Domains/inboxes per volume, warmup timeline, and compliance
At roughly 30 sends per mailbox per day once fully warmed, and 3 mailboxes per domain: 100 emails/day needs about 4 mailboxes across 2 domains; 500/day needs about 17 mailboxes across 6 domains; 2,000/day needs about 67 mailboxes across 23 domains — use the calculator below for any other target. Warmup ramps over roughly 3-4 weeks, from a handful of emails per day in week one to 25-40/day by week four, but your first send happens on day one of that ramp, not after it finishes. CAN-SPAM compliance is enforced structurally: a physical postal address and verified sender identity injected into every footer, plus a suppression list and a List-Unsubscribe header honored on every applicable message, server-side (full RFC 8058 one-click ships with the hosted unsubscribe endpoint, on the roadmap). GDPR is not automated the same way — establishing a lawful basis to contact EU-based recipients remains your own responsibility, the same sender-of-record model used for CAN-SPAM.
How many domains and inboxes do you need per volume?
A target daily send volume translates into a mailbox count and a domain count using two planning assumptions, stated plainly rather than hidden in a formula: 30 sends per mailbox per day once fully warmed (a conservative figure within the 25-40/day range in the deliverability guide), and 3 mailboxes per domain (the top of the independently-reported "2-3 mailboxes per domain" figure found during research into how agents plan this).
Worked examples at that same 30/mailbox and 3/domain ratio:
| Target emails/day | Mailboxes needed | Domains needed |
|---|---|---|
| 100 | 4 | 2 |
| 500 | 17 | 6 |
| 2,000 | 67 | 23 |
With agent-cold-email, one setup_infrastructure call provisions the domain and mailbox counts you specify directly — see the setup guide.
What's the warmup timeline before your first send?
Your first send happens on day one of warmup, not after it finishes — warmup is a volume ramp, not a gate you wait behind. A new mailbox typically starts at a handful of messages per day in week one and reaches roughly 25-40/day by week four, over a full ramp of about 3-4 weeks, while a pool of other inboxes opens and replies to build genuine sending reputation. See the full mechanics, including what warmup can't do.

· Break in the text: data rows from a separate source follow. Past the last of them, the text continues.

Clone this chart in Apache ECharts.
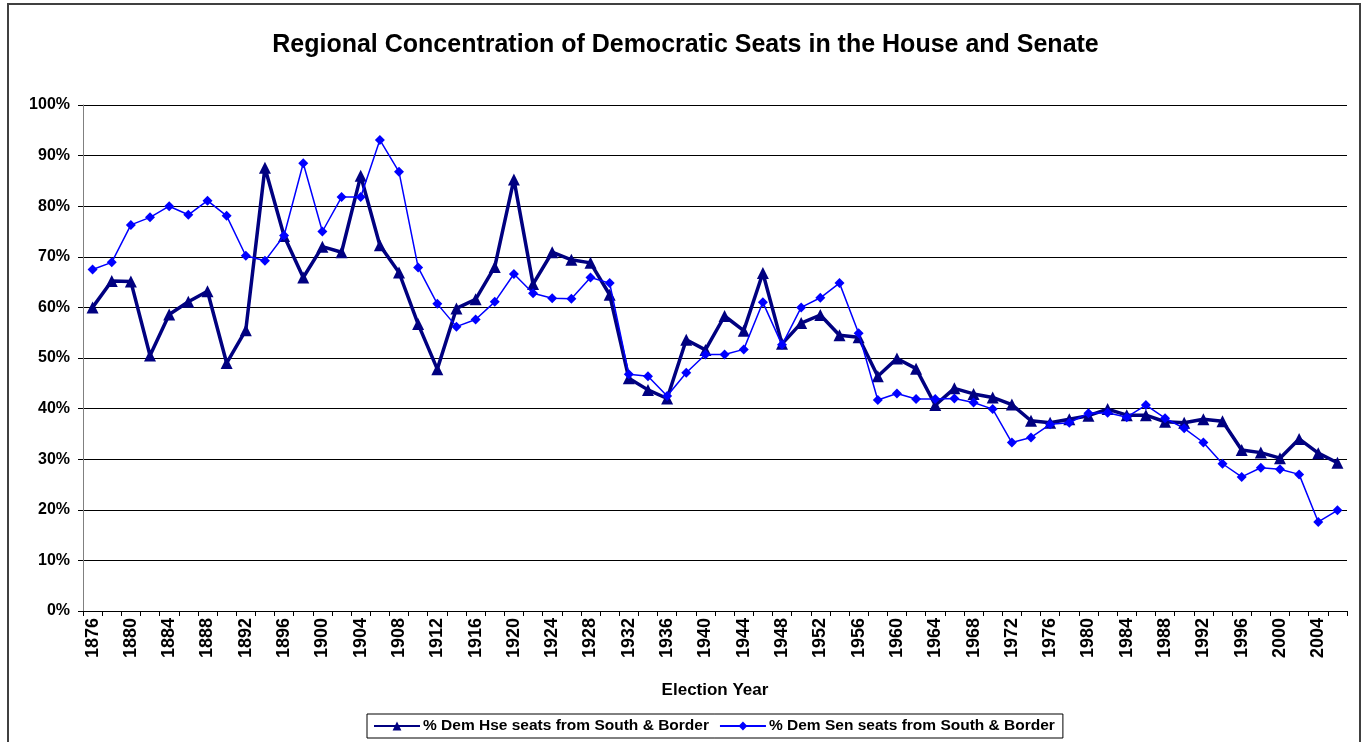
<!DOCTYPE html>
<html>
<head>
<meta charset="utf-8">
<script src="https://cdn.jsdelivr.net/npm/echarts@6/dist/echarts.min.js"></script>
<style>
  html, body { margin: 0; padding: 0; background: #fff; }
  #main { width: 1371px; height: 742px; }
</style>
</head>
<body>
<div id="main"></div>
<script>
// election years, 1876 - 2006
const years = [];
for (let y = 1876; y <= 2006; y += 2) years.push(String(y));

// % Dem House seats from South & Border
const houseShare = [
  60.0, 65.2, 65.1, 50.5, 58.6, 61.1, 63.2, 49.0, 55.5, 87.6,
  74.1, 65.9, 72.0, 70.9, 86.0, 72.3, 66.9, 56.7, 47.8, 59.8,
  61.6, 68.0, 85.3, 64.6, 70.9, 69.4, 68.8, 62.5, 46.0, 43.7,
  42.0, 53.6, 51.6, 58.3, 55.4, 66.8, 52.8, 56.9, 58.5, 54.5,
  54.1, 46.4, 49.9, 47.9, 40.7, 44.0, 42.9, 42.2, 40.8, 37.6,
  37.2, 37.9, 38.6, 39.9, 38.7, 38.7, 37.4, 37.2, 37.9, 37.5,
  31.8, 31.3, 30.2, 34.0, 31.2, 29.3
];

// % Dem Senate seats from South & Border
const senateShare = [
  67.5, 68.9, 76.3, 77.8, 80.0, 78.3, 81.1, 78.1, 70.2, 69.2,
  74.2, 88.5, 75.0, 81.8, 81.8, 93.1, 86.8, 67.9, 60.7, 56.2,
  57.6, 61.1, 66.6, 62.8, 61.8, 61.7, 65.9, 64.8, 46.8, 46.4,
  42.5, 47.1, 50.7, 50.7, 51.7, 61.0, 52.6, 60.0, 61.9, 64.8,
  54.9, 41.7, 43.0, 41.9, 41.9, 42.0, 41.2, 39.9, 33.3, 34.3,
  36.9, 37.2, 39.1, 39.2, 38.3, 40.7, 38.1, 36.1, 33.3, 29.1,
  26.5, 28.3, 28.0, 27.0, 17.6, 19.9
];

const font = 'Liberation Sans, Arial, sans-serif';

const chart = echarts.init(document.getElementById('main'), null, { renderer: 'canvas' });
chart.setOption({
  animation: false,
  backgroundColor: '#fff',
  textStyle: { fontFamily: font },
  title: {
    text: 'Regional Concentration of Democratic Seats in the House and Senate',
    left: 'center',
    top: 28,
    textStyle: { fontFamily: font, fontSize: 25, fontWeight: 'bold', color: '#000' }
  },
  graphic: [{
    type: 'rect',
    shape: { x: 8, y: 4, width: 1352, height: 760 },
    style: { fill: 'none', stroke: '#404040', lineWidth: 2 },
    silent: true
  }],
  legend: {
    bottom: 4,
    left: 367,
    itemGap: 10,
    itemWidth: 46,
    itemHeight: 11,
    padding: [4, 8, 4, 6],
    borderColor: '#000',
    borderWidth: 1,
    borderRadius: 0,
    textStyle: { fontFamily: font, fontSize: 15.5, fontWeight: 'bold', color: '#000', padding: [0, 0, 0, -2] },
    data: ['% Dem Hse seats from South & Border', '% Dem Sen seats from South & Border']
  },
  grid: { left: 83, right: 24, top: 105, bottom: 131, containLabel: false },
  xAxis: {
    type: 'category',
    data: years,
    boundaryGap: true,
    name: 'Election Year',
    nameLocation: 'middle',
    nameGap: 71,
    nameTextStyle: { fontFamily: font, fontSize: 17, fontWeight: 'bold', color: '#000' },
    axisLine: { lineStyle: { color: '#000', width: 1 } },
    axisTick: { show: true, interval: 0, length: 5, lineStyle: { color: '#000' } },
    axisLabel: {
      interval: 1,
      rotate: 90,
      margin: 7,
      fontFamily: font,
      fontSize: 18,
      fontWeight: 'bold',
      color: '#000'
    },
    splitLine: { show: false }
  },
  yAxis: {
    type: 'value',
    min: 0,
    max: 100,
    interval: 10,
    axisLine: { show: true, lineStyle: { color: '#808080', width: 1 } },
    axisTick: { show: true, length: 5, lineStyle: { color: '#000' } },
    axisLabel: {
      formatter: '{value}%',
      margin: 13,
      fontFamily: font,
      fontSize: 16,
      fontWeight: 'bold',
      color: '#000'
    },
    splitLine: { show: true, lineStyle: { color: '#000', width: 1 } }
  },
  series: [
    {
      name: '% Dem Hse seats from South & Border',
      type: 'line',
      data: houseShare,
      symbol: 'triangle',
      symbolSize: 12,
      lineStyle: { color: '#000080', width: 3.5 },
      itemStyle: { color: '#000080' },
      z: 3
    },
    {
      name: '% Dem Sen seats from South & Border',
      type: 'line',
      data: senateShare,
      symbol: 'diamond',
      symbolSize: 10,
      lineStyle: { color: '#0000FF', width: 1.5 },
      itemStyle: { color: '#0000FF' },
      z: 4
    }
  ]
});
</script>
</body>
</html>
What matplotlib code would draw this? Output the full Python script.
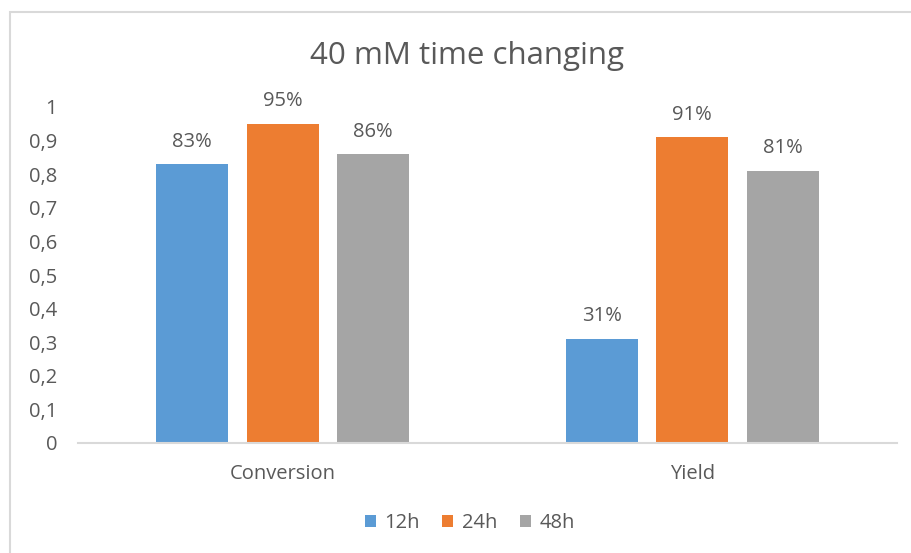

With agent-cold-email, setup_infrastructure starts this ramp automatically as part of provisioning, and infrastructure_status reports per-mailbox warmup progress on demand — no need to track which day of warmup each mailbox is on across sessions, which is exactly the state a self-assembled stack requires you to re-derive every time; see the DIY cost of holding that state yourself.
Is CAN-SPAM and GDPR compliance enforced automatically?
CAN-SPAM: yes, structurally. A required physical postal address and verified sender identity are injected into every message footer, a suppression list is enforced server-side, and a List-Unsubscribe header is honored on every applicable message — not something your agent has to remember to implement. Full RFC 8058 one-click unsubscribe ships with the hosted unsubscribe endpoint (on the roadmap). Full detail: the compliance FAQ and the Terms of Service.
GDPR: honestly, not the same way, today. agent-cold-email does not ship GDPR-specific automated tooling (lawful-basis verification, EU data-residency controls, data-subject-request automation). If you're contacting EU-based recipients, establishing a lawful basis to do so under GDPR and applicable ePrivacy rules remains your own responsibility — the same sender-of-record model already used for CAN-SPAM: you are the "sender" and "initiator" of the outreach; this platform provisions and operates the infrastructure on your instructions. We'd rather say this plainly than imply automated GDPR coverage that doesn't exist yet.